As for Basil’s ex-girlfriend Debby, she is a foreign-exchange dealer, who comes from a family of bookies in Whitechapel. She lives in the world of business. The barrow-boy mentality, quick wits and an appetite for non-stop dealing are the qualities which help her to be a successful business lady. Debby seems to be interested only in the world’s currencies and financial issues. Property, prices, mortgage, swaps, capital markets, spot dealers, the Stock Exchange, money make up Debby’s world. It’s obvious that Debby is very hardworking. Basil calls her dealing room a madhouse, in which she manages to thrive on. A special gadget, which Debby always carries with herself, informs her of the state of the world’s principal currencies twenty-four hours a day. One gets an impression that business has absorbed Debby entirely. She is very tense. She thinks only of making money. One mistake would cost her everything she has.

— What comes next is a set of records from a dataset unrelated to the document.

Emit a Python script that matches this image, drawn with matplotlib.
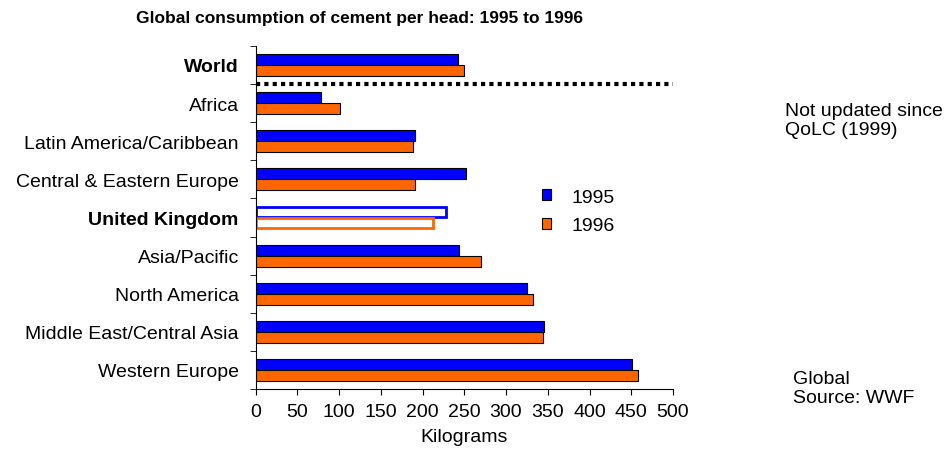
import matplotlib
matplotlib.use("Agg")
import matplotlib.pyplot as plt
import numpy as np
from matplotlib.patches import Patch

plt.rcParams['font.family'] = ['Liberation Sans', 'DejaVu Sans']

categories = ["World", "Africa", "Latin America/Caribbean", "Central & Eastern Europe",
              "United Kingdom", "Asia/Pacific", "North America",
              "Middle East/Central Asia", "Western Europe"]
v1995 = [242, 79, 191, 252, 228, 244, 325, 345, 451]
v1996 = [250, 101, 188, 191, 213, 270, 332, 344, 458]
bold_labels = ["World", "United Kingdom"]
highlight = "United Kingdom"
xticks = [0, 50, 100, 150, 200, 250, 300, 350, 400, 450, 500]

blue = "#0000FF"
orange = "#FF6600"

fig = plt.figure(figsize=(9.51, 4.52), dpi=100)
ax = fig.add_axes([0.2687, 0.1372, 0.439, 0.759])

y = np.arange(len(categories))
h = 0.29
for i, cat in enumerate(categories):
    if cat == highlight:
        ax.barh(y[i] - h / 2, v1995[i], height=h * 0.85, color="white", edgecolor=blue, linewidth=2)
        ax.barh(y[i] + h / 2, v1996[i], height=h * 0.85, color="white", edgecolor=orange, linewidth=2)
    else:
        ax.barh(y[i] - h / 2, v1995[i], height=h, color=blue, edgecolor="black", linewidth=0.8)
        ax.barh(y[i] + h / 2, v1996[i], height=h, color=orange, edgecolor="black", linewidth=0.8)

ax.plot([0, 500], [0.5, 0.5], color="black", linewidth=3, linestyle=(0, (1, 1)), clip_on=False)

ax.set_xlim(0, 500)
ax.set_ylim(len(categories) - 0.5, -0.5)
ax.set_xticks(xticks)
ax.set_xticklabels([str(t) for t in xticks], fontsize=14)
ax.set_yticks(y)
ax.set_yticklabels(categories, fontsize=14)
for lab in ax.get_yticklabels():
    if lab.get_text() in bold_labels:
        lab.set_fontweight("bold")
ax.set_yticks(np.arange(-0.5, len(categories) + 0.5, 1), minor=True)
ax.tick_params(axis="y", which="major", length=0, pad=12)
ax.tick_params(axis="y", which="minor", length=4, direction="out")
ax.tick_params(axis="x", length=4, direction="out", pad=6)
ax.set_xlabel("Kilograms", fontsize=14, labelpad=6)
for s in ["top", "right"]:
    ax.spines[s].set_visible(False)

handles = [Patch(facecolor=blue, edgecolor="black", linewidth=0.8, label="1995"),
           Patch(facecolor=orange, edgecolor="black", linewidth=0.8, label="1996")]
ax.legend(handles=handles, loc="upper left", bbox_to_anchor=(0.645, 0.635), frameon=False,
          fontsize=14, handlelength=0.45, handleheight=0.45, handletextpad=1.05, labelspacing=0.6)

fig.text(359 / 951, 1 - 19 / 452, "Global consumption of cement per head: 1995 to 1996",
         ha="center", va="center", fontsize=12.5, fontweight="bold")
fig.text(785 / 951, 1 - 121 / 452, "Not updated since\nQoLC (1999)", ha="left", va="center",
         fontsize=14, linespacing=1.2)
fig.text(793 / 951, 1 - 389 / 452, "Global\nSource: WWF", ha="left", va="center",
         fontsize=14, linespacing=1.2)

fig.savefig("out.png", dpi=100)
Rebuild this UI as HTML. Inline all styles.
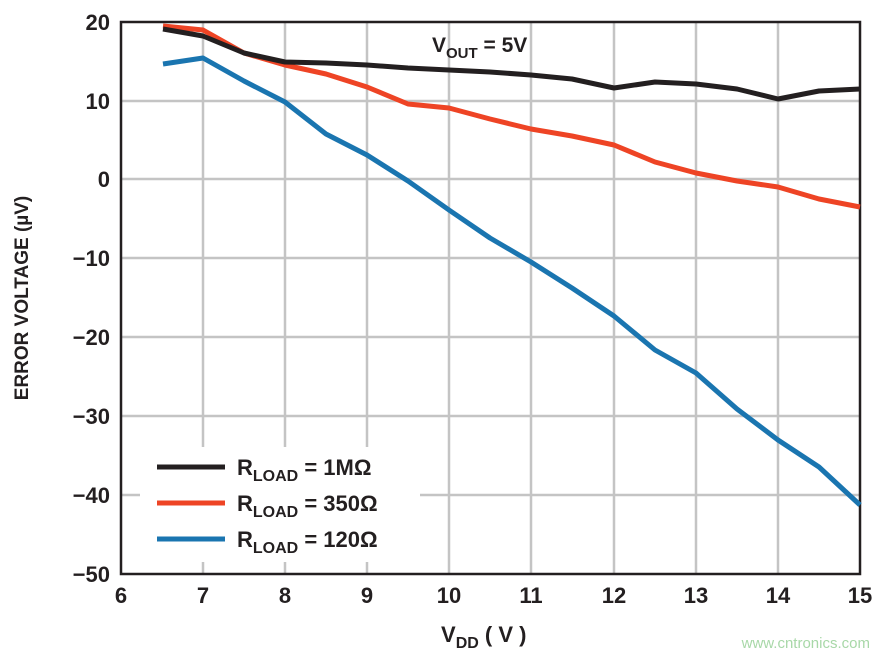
<!DOCTYPE html>
<html><head><meta charset="utf-8"><style>
body{margin:0;background:#fff;width:891px;height:658px;overflow:hidden}
text{font-family:"Liberation Sans",sans-serif;font-weight:bold;fill:#231f20}
</style></head><body>
<svg width="891" height="658" viewBox="0 0 891 658">
<g stroke="#c4c4c4" stroke-width="2.5">
<line x1="203" y1="22" x2="203" y2="574"/><line x1="285" y1="22" x2="285" y2="574"/><line x1="367" y1="22" x2="367" y2="574"/><line x1="449" y1="22" x2="449" y2="574"/><line x1="531" y1="22" x2="531" y2="574"/><line x1="614" y1="22" x2="614" y2="574"/><line x1="696" y1="22" x2="696" y2="574"/><line x1="778" y1="22" x2="778" y2="574"/>
<line x1="121" y1="101" x2="860" y2="101"/><line x1="121" y1="179" x2="860" y2="179"/><line x1="121" y1="258" x2="860" y2="258"/><line x1="121" y1="337" x2="860" y2="337"/><line x1="121" y1="416" x2="860" y2="416"/><line x1="121" y1="495" x2="860" y2="495"/>
</g>
<rect x="140" y="447" width="280" height="115" fill="#fff"/>
<rect x="121" y="22" width="739" height="552" fill="none" stroke="#231f20" stroke-width="2.5"/>
<g fill="none" stroke-width="5" stroke-linejoin="round">
<polyline stroke="#1a75b0" points="163,64 203,58 244,81 285,102 326,134 367,155 408,181 449,210 490,238 531,262 572,288 614,316 655,350 696,373 737,409 778,440 819,467 860,505"/>
<polyline stroke="#ee4425" points="163,26 203,30 244,53 285,65 326,74 367,87 408,104 449,108 490,119 531,129 572,136 614,145 655,162 696,173 737,181 778,187 819,199 860,207"/>
<polyline stroke="#231f20" points="163,29 203,36 244,53 285,62 326,63 367,65 408,68 449,70 490,72 531,75 572,79 614,88 655,82 696,84 737,89 778,99 819,91 860,89"/>
</g>
<g stroke-width="5">
<line x1="157" y1="467" x2="225" y2="467" stroke="#231f20"/>
<line x1="157" y1="503" x2="225" y2="503" stroke="#ee4425"/>
<line x1="157" y1="539" x2="225" y2="539" stroke="#1a75b0"/>
</g>
<g font-size="22">
<text x="237" y="475">R<tspan font-size="16" dy="6">LOAD</tspan><tspan dy="-6"> = 1MΩ</tspan></text>
<text x="237" y="511">R<tspan font-size="16" dy="6">LOAD</tspan><tspan dy="-6"> = 350Ω</tspan></text>
<text x="237" y="547">R<tspan font-size="16" dy="6">LOAD</tspan><tspan dy="-6"> = 120Ω</tspan></text>
<text x="432" y="52" font-size="21">V<tspan font-size="15" dy="6">OUT</tspan><tspan dy="-6"> = 5V</tspan></text>
</g>
<g font-size="22" text-anchor="end">
<text x="110" y="30">20</text><text x="110" y="109">10</text><text x="110" y="187">0</text><text x="110" y="266">−10</text><text x="110" y="345">−20</text><text x="110" y="424">−30</text><text x="110" y="503">−40</text><text x="110" y="582">−50</text>
</g>
<g font-size="22" text-anchor="middle">
<text x="121" y="603">6</text><text x="203" y="603">7</text><text x="285" y="603">8</text><text x="367" y="603">9</text><text x="449" y="603">10</text><text x="531" y="603">11</text><text x="614" y="603">12</text><text x="696" y="603">13</text><text x="778" y="603">14</text><text x="860" y="603">15</text>
</g>
<text x="441" y="642" font-size="22">V<tspan font-size="16" dy="6">DD</tspan><tspan dy="-6"> ( V )</tspan></text>
<text transform="translate(28,298) rotate(-90)" font-size="19" text-anchor="middle">ERROR VOLTAGE (µV)</text>
<text x="870" y="648" font-size="15" text-anchor="end" style="font-weight:normal;fill:#a8d8a8">www.cntronics.com</text>
</svg>
</body></html>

To sum it up, I’d like to share my own thoughts on the fates of these three women. In spite of the fact that they belong to different social strata, different age groups, and have different views on life, Robyn, Marjorie, and Debby have one thing which unites them. I mean their shell.

Robyn has withdrawn into her educational shell. She has found her refuge in women’s studies, post-structuralism, and her books. Scientific work has become for her a sort of substitution for love and emotions. She feels very secure and confident within the university life. Although Robyn believes that she is close to common people, I cannot share this point of view. In my opinion, Robyn knows very little about them and their real lives. As for her private life, once Robyn mentioned that she doesn’t need a man to complete her. My personal point of view coincides with that of Vic: Robyn hasn’t met her man yet. If she finds him, I’m sure that she would be a devoted wife and caring mother.

Marjorie has retreated into the shell, lumbered with useless items, depressive thoughts, and feeble attempts to change the situation. However, I’m sure that Marjorie’s life will improve. Her problems are solvable. To illustrate this, I’d like to give the following quotation.

■ Sometimes our fate resembles a fruit tree in winter. Who would think that those branches would turn green again and blossom, but we hope it, we know it.”

I’d like to finish my essay with Robyn’s words: “Once you realize there is nothing outside the text, you can begin to write it yourself.” As far as I can observe it, this remark can be explained metaphorically. The metaphor is based on the similarity between text and fate. So, let’s begin to write our fates ourselves.